Sheriff Paul Parker, at the recommendation of the grand jury, says he will be conducting a thorough investigation to discover whether, or to what extent, the shelter has violated laws concerning worker health and safety, and humane treatment of animals.
The rat problem was preceded by a mouse infestation, according to Harper, who has worked for the county for 11 years. He believes rodents have chewed through significant portions of the shelter building's structure.
"I don't know how it still stands," he says.
But Randy Cagle, assistant director of community services for the county, says the shelter's rat problem, and other problems at the shelter, have been "exaggerated."
Measures taken between September and November, he says, have all but eradicated the rodents and whatever health threats they might pose.
Contrary to Cagle's assertions, the grand jury document, comprised largely of findings from a UC Davis Koret Shelter Medicine Program investigation in March, reports observation of fresh rat feces "up to 1-2" deep" on rafters and in cat litter pans on the inside of cat cages.
"This indicates the rats have been inside feline cages with the cats," according to the document. The infestation "can lead to serious human and animal health issues."

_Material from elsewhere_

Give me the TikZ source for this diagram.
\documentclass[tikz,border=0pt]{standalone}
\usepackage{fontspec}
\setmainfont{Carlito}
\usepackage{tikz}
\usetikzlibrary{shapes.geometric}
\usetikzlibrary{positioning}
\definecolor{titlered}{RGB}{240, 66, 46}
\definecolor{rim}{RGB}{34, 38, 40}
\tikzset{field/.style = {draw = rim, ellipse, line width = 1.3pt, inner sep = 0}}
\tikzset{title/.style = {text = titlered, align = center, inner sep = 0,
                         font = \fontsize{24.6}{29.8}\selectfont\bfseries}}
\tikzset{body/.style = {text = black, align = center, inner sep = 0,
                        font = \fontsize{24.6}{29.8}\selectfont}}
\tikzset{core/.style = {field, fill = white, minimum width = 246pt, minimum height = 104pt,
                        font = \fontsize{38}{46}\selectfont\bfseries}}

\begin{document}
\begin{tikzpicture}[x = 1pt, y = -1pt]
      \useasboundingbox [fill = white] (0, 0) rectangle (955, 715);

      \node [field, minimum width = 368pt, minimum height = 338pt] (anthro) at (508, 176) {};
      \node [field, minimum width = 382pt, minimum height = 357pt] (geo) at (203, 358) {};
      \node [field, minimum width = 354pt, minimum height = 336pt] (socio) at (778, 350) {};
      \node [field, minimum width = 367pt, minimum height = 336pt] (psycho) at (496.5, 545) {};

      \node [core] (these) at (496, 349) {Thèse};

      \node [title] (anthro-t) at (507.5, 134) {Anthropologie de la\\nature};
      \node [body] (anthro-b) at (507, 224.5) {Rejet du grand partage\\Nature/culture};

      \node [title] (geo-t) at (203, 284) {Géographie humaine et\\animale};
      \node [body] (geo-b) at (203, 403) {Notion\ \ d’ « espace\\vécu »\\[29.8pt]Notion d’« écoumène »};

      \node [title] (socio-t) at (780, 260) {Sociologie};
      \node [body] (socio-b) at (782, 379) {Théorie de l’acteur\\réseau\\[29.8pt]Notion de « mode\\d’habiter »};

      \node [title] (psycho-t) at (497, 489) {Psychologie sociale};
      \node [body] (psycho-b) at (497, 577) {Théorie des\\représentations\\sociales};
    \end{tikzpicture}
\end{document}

Cagle says that much of the material in the report is outdated. Changes established in the fall, including the setting of rat traps, a change in feeding schedule that no longer leaves food in animal cages after shelter hours, the installation of metal rat-proof food storage containers, and cleanup of areas where the rodents nest, he said, have done the trick.
"We are proud to report the problem is under control," he says. "It isn't any where near where it used to be."
Harper scoffs at this assertion. He and other maintenance workers say they continue to be tasked with patching walls damaged by the rats.
"We patch 'em up and paint 'em over so they look pretty — like nothing happened," he says. "But they're chewin' through just as fast as we can patch."
"That rat problem is not under control," he says.
Challenging the report
Veterinarian Kate Hurley, who headed the UC Davis team cited in the grand jury report says problems at the shelter are systemic and that they indicate a failure to identify and acknowledge problems and to find meaningful solutions.
"This is a real failure to act. You've got to get past the politics when lives are at stake," she says. "And I'm not just talking about animals. They're putting people at risk too."
Cagle takes issue with much of the grand jury report, particularly the UC Davis team's assessments.
He admits the facility has no access to hot water for washing dishes, or bedding, cleaning rags and other laundry, but says the detergent used at the shelter "works in either hot or cold water."
Bleach, contrary to what the grand jury report says, was being used when the UC Davis team visited, he says.
"A lot of the standards they used (for the grand jury report) are like those for a medical facility — not for a public animal shelter," says Cagle.
But Hurley says viruses like canine parvo and feline distemper, which are common to Central Valley shelters, "are among the most difficult germs to kill."
"Detergents don't kill viruses. Ideally, you need both hot water and bleach," she says.
Hurley, recognized nationally as a pioneer in animal shelter medicine, says her inspection experience includes hundreds of animal shelters both private and municipal and in communities rich and poor.
In spite of Cagle's protestations, she says, the Sutter County shelter "is firmly in the bottom five percent of what we've seen."
"These conditions are poor, and have existed for years. It's tragic," she says. "When people come to a mental state where they just don't see these things, it's important to bring in some new eyes,"
Harper says that what he has seen of animal suffering in the Sutter County shelter because of overcrowding and understaffing has caused him to lose sleep. Over the years, he and his wife adopted four dogs from the facility in order to save them from euthanasia.
But they realized they couldn't save every death-row animal. He had to find a new approach to his job.
Animals are "freezing in the winter," and the dogs, he says, "are constantly wet and shivering."
"So now, I don't look down," he says. "I can't watch it."